The Camels of Camelot


Last weekend my sister and I ventured out past Gympie in Queensland, to visit a dairy. Not just any old dairy, but a camel dairy. I've never been close to a camel before but have always loved them from afar. Not really knowing their temperament, I wasn't sure what to expect, I mean they're big animals so are they flighty, aggressive, 'bitey'? I was about to find out...


Oh my God, they are completely and in every way incredible


Three Facts about Camels:

  1.  Australia has the largest wild population of camels in the world
  2.  They sometimes pee or poo on their tails and then flick you with it - just for fun
  3.  They shed a 'worry' tear when they are distressed and need a cuddle

The owners of Camelot Dairies are Wayne and Melanie who work together with their son Matty to bring camel milk to South East Queensland. Charming and friendly, it is obvious from the moment we meet that owning a camel dairy is not merely a business to them. They love their animals, and quite honestly, what's not to love.

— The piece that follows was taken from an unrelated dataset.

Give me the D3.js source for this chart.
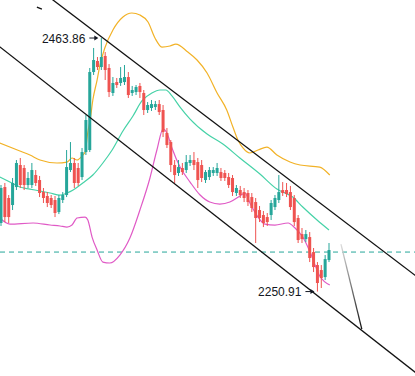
<!DOCTYPE html>
<html>
<head>
<meta charset="utf-8">
<script src="https://cdn.jsdelivr.net/npm/d3@7"></script>
<style>
  html, body { margin: 0; padding: 0; background: #fff; }
  svg { display: block; }
  .lbl { font-family: "Liberation Sans", Arial, sans-serif; font-size: 12px; fill: #131722; }
</style>
</head>
<body>
<script>

// candles: open, high, low, close (one per bar, in order)
var opens  = [2308.5,2338.7,2329.5,2323.6,2338.7,2357.2,2354.7,2340.4,2340.4,2348.8,
              2344.6,2334.5,2331.2,2329.5,2327.8,2317.7,2327.8,2332.0,2353.0,2358.9,
              2354.7,2347.1,2368.1,2369.8,2435.3,2444.6,2439.5,2448.8,2438.7,2417.7,
              2426.9,2426.1,2426.9,2431.1,2417.7,2418.5,2423.6,2417.7,2403.4,2405.1,
              2405.9,2408.4,2403.4,2384.1,2376.5,2357.2,2350.5,2354.7,2353.0,2358.9,
              2361.4,2359.7,2357.2,2344.6,2347.1,2350.5,2350.5,2351.3,2350.5,2347.1,
              2346.3,2333.7,2336.2,2334.5,2333.7,2330.3,2326.1,2319.4,2315.2,2313.5,
              2315.2,2321.9,2327.8,2336.2,2336.2,2334.5,2329.5,2312.7,2299.2,2295.0,
              2296.7,2284.1,2273.2,2269.0,2263.1,2277.4];
var highs  = [2340.4,2342.1,2332.0,2346.3,2361.4,2363.1,2357.2,2351.3,2358.9,2353.0,
              2348.0,2337.9,2334.5,2332.0,2331.2,2332.0,2334.5,2369.8,2376.5,2363.1,
              2358.9,2371.5,2399.2,2438.7,2455.5,2447.9,2463.86,2452.1,2442.0,2431.1,
              2430.3,2439.5,2441.2,2435.3,2423.6,2424.4,2426.1,2420.2,2410.1,2411.8,
              2411.0,2411.8,2407.6,2388.3,2378.2,2361.4,2361.4,2358.9,2365.6,2365.6,
              2368.1,2363.1,2361.4,2353.0,2355.5,2355.5,2358.9,2354.7,2353.0,2350.5,
              2348.8,2340.4,2339.6,2337.9,2336.2,2333.7,2329.5,2322.8,2318.6,2316.9,
              2327.8,2332.0,2348.8,2342.9,2342.1,2339.6,2332.0,2315.2,2304.3,2302.6,
              2300.9,2287.5,2275.7,2273.2,2281.6,2291.7];
var lows   = [2306.0,2309.3,2308.5,2319.4,2336.2,2337.9,2336.2,2337.9,2337.9,2339.6,
              2330.3,2325.3,2321.9,2321.1,2313.5,2316.0,2325.3,2330.3,2351.3,2337.9,
              2339.6,2344.6,2365.6,2368.1,2432.8,2437.0,2437.0,2428.6,2414.3,2415.2,
              2421.9,2423.6,2424.4,2413.5,2415.2,2416.0,2413.5,2399.2,2400.9,2402.6,
              2403.4,2399.2,2380.7,2371.5,2351.3,2342.1,2348.0,2348.8,2350.5,2356.4,
              2353.0,2337.9,2342.9,2342.1,2344.6,2348.0,2348.0,2343.8,2343.8,2337.9,
              2331.2,2331.2,2329.5,2326.1,2322.8,2317.7,2291.7,2309.3,2305.1,2306.0,
              2311.0,2319.4,2325.3,2331.2,2330.3,2319.4,2306.0,2291.7,2291.7,2292.5,
              2275.7,2267.3,2250.91,2253.9,2260.6,2275.7];
var closes = [2337.9,2313.5,2313.5,2342.1,2358.9,2340.4,2340.4,2346.3,2353.0,2342.1,
              2333.7,2329.5,2325.3,2323.6,2316.9,2329.5,2332.0,2355.5,2358.9,2342.1,
              2342.1,2368.1,2395.0,2435.3,2445.4,2439.5,2447.9,2437.0,2418.5,2426.1,
              2424.4,2430.3,2431.1,2416.0,2420.2,2422.7,2418.5,2403.4,2407.6,2408.4,
              2408.4,2401.7,2384.9,2374.0,2357.2,2348.8,2355.5,2351.3,2359.7,2361.4,
              2357.2,2344.6,2346.3,2351.3,2353.0,2353.0,2354.7,2346.3,2346.3,2340.4,
              2334.5,2337.9,2332.0,2329.5,2326.1,2321.1,2312.7,2312.7,2308.5,2309.3,
              2325.3,2329.5,2334.5,2333.7,2332.8,2321.9,2309.3,2294.2,2295.0,2299.2,
              2279.1,2271.5,2258.1,2262.3,2278.2,2285.8];

// bollinger bands: [bar index, price]
var upperBand = [[-0.3,2375.7],[4.9,2369.0],[7.5,2365.6],[10.1,2361.4],[14.5,2358.9],
  [17.1,2359.7],[18.4,2363.1],[19.7,2361.4],[21.2,2365.6],[21.8,2368.1],[22.5,2384.9],
  [23.1,2395.0],[23.8,2411.8],[24.9,2428.6],[25.6,2440.4],[26.9,2455.5],[29.0,2470.6],
  [31.6,2481.5],[33.9,2484.9],[36.0,2483.2],[38.1,2477.3],[39.9,2463.9],[41.7,2456.3],
  [43.8,2457.2],[45.3,2458.8],[48.4,2452.1],[50.8,2445.4],[53.4,2434.5],[56.0,2417.7],
  [58.5,2403.4],[60.1,2389.1],[61.4,2378.2],[62.7,2371.5],[64.5,2367.3],[66.6,2369.8],
  [68.9,2372.3],[71.5,2365.6],[74.9,2359.7],[77.5,2357.2],[82.6,2355.5],[85.2,2348.8]];
var middleBand = [[-0.3,2347.1],[2.3,2342.9],[4.9,2338.7],[7.5,2337.0],[10.1,2335.4],
  [12.7,2333.7],[15.3,2332.0],[17.1,2333.7],[18.7,2336.2],[21.2,2342.1],[23.8,2348.8],
  [26.4,2358.9],[28.8,2369.8],[31.6,2385.8],[34.2,2398.4],[36.5,2411.0],[39.1,2417.7],
  [41.2,2420.2],[42.7,2420.2],[44.3,2415.2],[46.4,2405.9],[49.0,2395.8],[53.4,2383.2],
  [57.5,2374.8],[61.9,2363.1],[67.1,2349.6],[71.5,2337.0],[75.6,2330.3],[78.2,2321.9],
  [81.9,2311.0],[85.0,2302.6]];
var lowerBand = [[-0.3,2312.7],[2.3,2307.6],[8.3,2308.5],[12.7,2306.8],[15.3,2306.0],
  [17.1,2305.1],[18.4,2306.8],[19.7,2312.7],[21.8,2313.5],[22.5,2311.0],[23.6,2296.7],
  [24.9,2285.8],[26.4,2275.7],[28.2,2274.9],[30.8,2281.6],[33.4,2295.9],[36.0,2319.4],
  [38.6,2346.3],[40.4,2369.8],[42.0,2387.4],[43.0,2384.1],[44.3,2371.5],[46.4,2355.5],
  [49.0,2342.9],[51.6,2332.0],[54.1,2326.1],[56.7,2324.4],[59.3,2326.1],[61.9,2331.2],
  [63.2,2333.7],[64.5,2325.3],[66.6,2313.5],[68.4,2307.6],[71.0,2306.8],[74.4,2308.5],
  [76.2,2304.3],[78.2,2296.7],[80.1,2284.1],[82.6,2264.0],[85.2,2256.4]];

// drawings
var channelTop = [[12.5,2498.2],[108,2262.9]];
var channelBottom = [[-0.5,2456.9],[108,2181.5]];
var projection = [[88.1,2290.8],[93.5,2219.4]];
var tinyMark = [[9.3,2489.9],[10.6,2488.2]];
var levelPrice = 2284.1;

// marked extremes
var highMark = {bar: 26, price: 2463.86, label: "2463.86"};
var lowMark = {bar: 82, price: 2250.91, label: "2250.91"};

var w = 415, h = 376;
var upColor = "#26a69a", downColor = "#ef5350";

var svg = d3.select("body").append("svg")
  .attr("width", w)
  .attr("height", h);

var x = d3.scaleLinear().domain([0, opens.length - 1]).range([1, 329]);
var y = d3.scaleLinear().domain([2180.0, 2495.8]).range([h, 0]);

var line = d3.line()
  .x(function(d) { return x(d[0]); })
  .y(function(d) { return y(d[1]); });

var smooth = d3.line()
  .curve(d3.curveMonotoneX)
  .x(function(d) { return x(d[0]); })
  .y(function(d) { return y(d[1]); });

// dashed level
svg.append("line")
  .attr("x1", 0).attr("x2", w)
  .attr("y1", y(levelPrice)).attr("y2", y(levelPrice))
  .attr("stroke", upColor)
  .attr("stroke-width", 1)
  .attr("stroke-dasharray", "5,4");

// bands
var bands = [[upperBand, "#f2b227"], [middleBand, "#46d2a7"], [lowerBand, "#e05ac6"]];
bands.forEach(function(b) {
  svg.append("path")
    .datum(b[0])
    .attr("d", smooth)
    .attr("fill", "none")
    .attr("stroke", b[1])
    .attr("stroke-width", 1.2);
});

// candles
var bars = d3.range(opens.length);
var g = svg.append("g");
g.selectAll(".wick")
  .data(bars).enter().append("line")
  .attr("x1", function(i) { return x(i); })
  .attr("x2", function(i) { return x(i); })
  .attr("y1", function(i) { return y(highs[i]); })
  .attr("y2", function(i) { return y(lows[i]); })
  .attr("stroke", function(i) { return closes[i] >= opens[i] ? upColor : downColor; })
  .attr("stroke-width", 1);

g.selectAll(".body")
  .data(bars).enter().append("rect")
  .attr("x", function(i) { return x(i) - 1.5; })
  .attr("width", 3)
  .attr("y", function(i) { return y(Math.max(opens[i], closes[i])); })
  .attr("height", function(i) {
    return Math.max(1, Math.abs(y(opens[i]) - y(closes[i])));
  })
  .attr("fill", function(i) { return closes[i] >= opens[i] ? upColor : downColor; });

// channel lines
[channelTop, channelBottom, tinyMark].forEach(function(l) {
  svg.append("path")
    .datum(l)
    .attr("d", line)
    .attr("fill", "none")
    .attr("stroke", "#111")
    .attr("stroke-width", 1.3);
});

// projection, fading in from the top
var grad = svg.append("defs").append("linearGradient")
  .attr("id", "fade")
  .attr("gradientUnits", "userSpaceOnUse")
  .attr("x1", x(projection[0][0])).attr("y1", y(projection[0][1]))
  .attr("x2", x(projection[1][0])).attr("y2", y(projection[1][1]));
grad.append("stop").attr("offset", "0%").attr("stop-color", "#ddd");
grad.append("stop").attr("offset", "100%").attr("stop-color", "#111");

svg.append("path")
  .datum(projection)
  .attr("d", line)
  .attr("fill", "none")
  .attr("stroke", "url(#fade)")
  .attr("stroke-width", 1.3);

// high / low labels with arrows
function markLabel(m) {
  var tipX = x(m.bar) - 3, tipY = y(m.price);
  svg.append("line")
    .attr("x1", tipX - 9).attr("x2", tipX - 3)
    .attr("y1", tipY).attr("y2", tipY)
    .attr("stroke", "#131722").attr("stroke-width", 1);
  svg.append("path")
    .attr("d", "M" + tipX + "," + tipY + "l-4,-2.5l0,5z")
    .attr("fill", "#131722");
  svg.append("text")
    .attr("class", "lbl")
    .attr("x", tipX - 13)
    .attr("y", tipY + 4.5)
    .attr("text-anchor", "end")
    .text(m.label);
}
markLabel(highMark);
markLabel(lowMark);

</script>
</body>
</html>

These camels are completely adorable beings. They love to be touched, stroked and cuddled. They're inquisitive and cheeky, funny and sometimes very noisy. 

Camels were introduced into Australia in the 1800's to be used in expeditions into the outback. The first major expedition using these 'ships of the desert' was the Victorian Exploring Expedition in 1860, better know to most as The Burke and Wills Expedition. It didn't end well for the explorers, however the camels proved their own worth. 

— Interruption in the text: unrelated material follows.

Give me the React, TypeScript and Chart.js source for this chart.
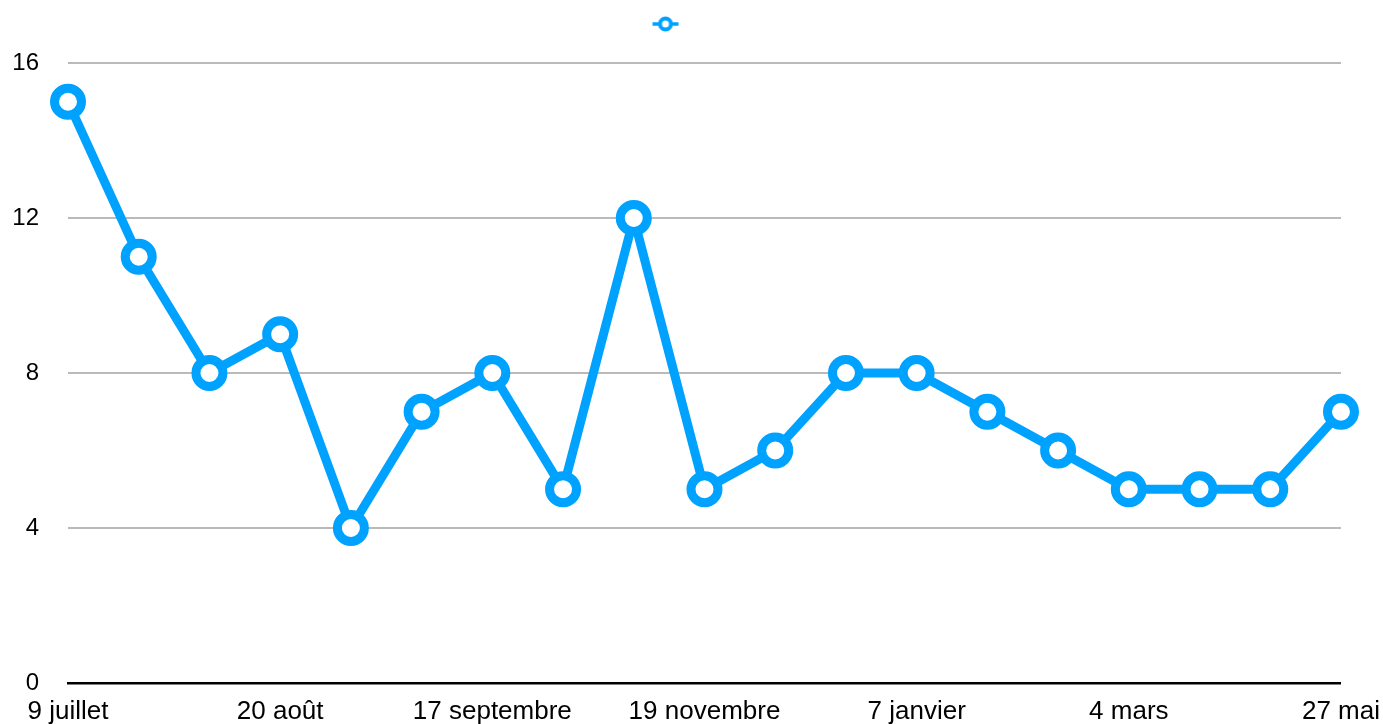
import React, { useEffect, useRef } from "react";
import { Chart, registerables } from "chart.js";

Chart.register(...registerables);

const categories: string[] = [
  "9 juillet", "", "", "20 août", "", "", "17 septembre", "", "", "19 novembre",
  "", "", "7 janvier", "", "", "4 mars", "", "", "27 mai",
];
const seriesValues: number[] = [15, 11, 8, 9, 4, 7, 8, 5, 12, 5, 6, 8, 8, 7, 6, 5, 5, 5, 7];
const yTicks: number[] = [0, 4, 8, 12, 16];

const BLUE = "#00a2ff";
const FONT = "'Liberation Sans', Arial, Helvetica, sans-serif";

function makeLegendSymbol(): HTMLCanvasElement {
  const c = document.createElement("canvas");
  c.width = 28;
  c.height = 60;
  const ctx = c.getContext("2d")!;
  const cy = 11; // symbol drawn above image centre
  ctx.strokeStyle = BLUE;
  ctx.lineWidth = 3.5;
  ctx.beginPath();
  ctx.moveTo(1, cy);
  ctx.lineTo(27, cy);
  ctx.stroke();
  ctx.beginPath();
  ctx.arc(14, cy, 5.5, 0, Math.PI * 2);
  ctx.fillStyle = "#ffffff";
  ctx.fill();
  ctx.lineWidth = 4;
  ctx.stroke();
  return c;
}

export default function App() {
  const ref = useRef<HTMLCanvasElement | null>(null);

  useEffect(() => {
    document.body.style.margin = "0";
    const canvas = ref.current;
    if (!canvas) return;
    const symbol = makeLegendSymbol();
    const chart = new Chart(canvas, {
      type: "line",
      data: {
        labels: categories,
        datasets: [
          {
            label: "",
            data: seriesValues,
            borderColor: BLUE,
            backgroundColor: "#ffffff",
            borderWidth: 9,
            pointRadius: 13.5,
            pointBorderWidth: 9,
            pointBackgroundColor: "#ffffff",
            pointBorderColor: BLUE,
            pointStyle: "circle",
            tension: 0,
            fill: false,
            clip: false as any,
          },
        ],
      },
      options: {
        responsive: false,
        animation: false,
        devicePixelRatio: 1,
        layout: { padding: { left: 0, right: 42, top: 0, bottom: 0 } },
        plugins: {
          tooltip: { enabled: false },
          legend: {
            display: true,
            position: "top",
            labels: {
              usePointStyle: true,
              font: { size: 20, family: FONT },
              padding: 33,
              generateLabels: () => [
                {
                  text: "",
                  pointStyle: symbol as any,
                  fillStyle: BLUE,
                  strokeStyle: BLUE,
                  lineWidth: 0,
                  hidden: false,
                  datasetIndex: 0,
                } as any,
              ],
            },
          },
        },
        scales: {
          x: {
            type: "category",
            offset: false,
            grid: { display: false, drawTicks: false },
            border: { display: true, color: "#000000", width: 2.5 },
            ticks: {
              autoSkip: false,
              maxRotation: 0,
              minRotation: 0,
              padding: 3,
              color: "#000000",
              font: { size: 26, family: FONT, lineHeight: 1.96 },
            },
            afterFit: (scale: any) => {
              scale.height = 41;
            },
          },
          y: {
            min: 0,
            max: 16,
            afterBuildTicks: (scale: any) => {
              scale.ticks = yTicks.map((v) => ({ value: v }));
            },
            grid: {
              color: "#bababa",
              lineWidth: 2,
              drawTicks: false,
            },
            border: { display: false },
            ticks: {
              padding: 29,
              color: "#000000",
              font: { size: 24, family: FONT, lineHeight: 0.5 },
            },
            afterFit: (scale: any) => {
              scale.width = 68;
            },
          },
        },
      },
    });
    return () => chart.destroy();
  }, []);

  return (
    <div style={{ width: 1383, height: 724 }}>
      <canvas ref={ref} width={1383} height={724} style={{ display: "block" }} />
    </div>
  );
}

When I found out Australia has the largest population of wild camels in the world, I was completely surprised. The average Australian hasn't ever seen a camel - either on a farm or in the wild - so to discover there are over a million of them roaming the country, basically blows my mind. We associate camels with the Arabian deserts, or maybe riding a camel on the beach in Broome, but not our own backyard filled with them. It makes me want to get out there a find them.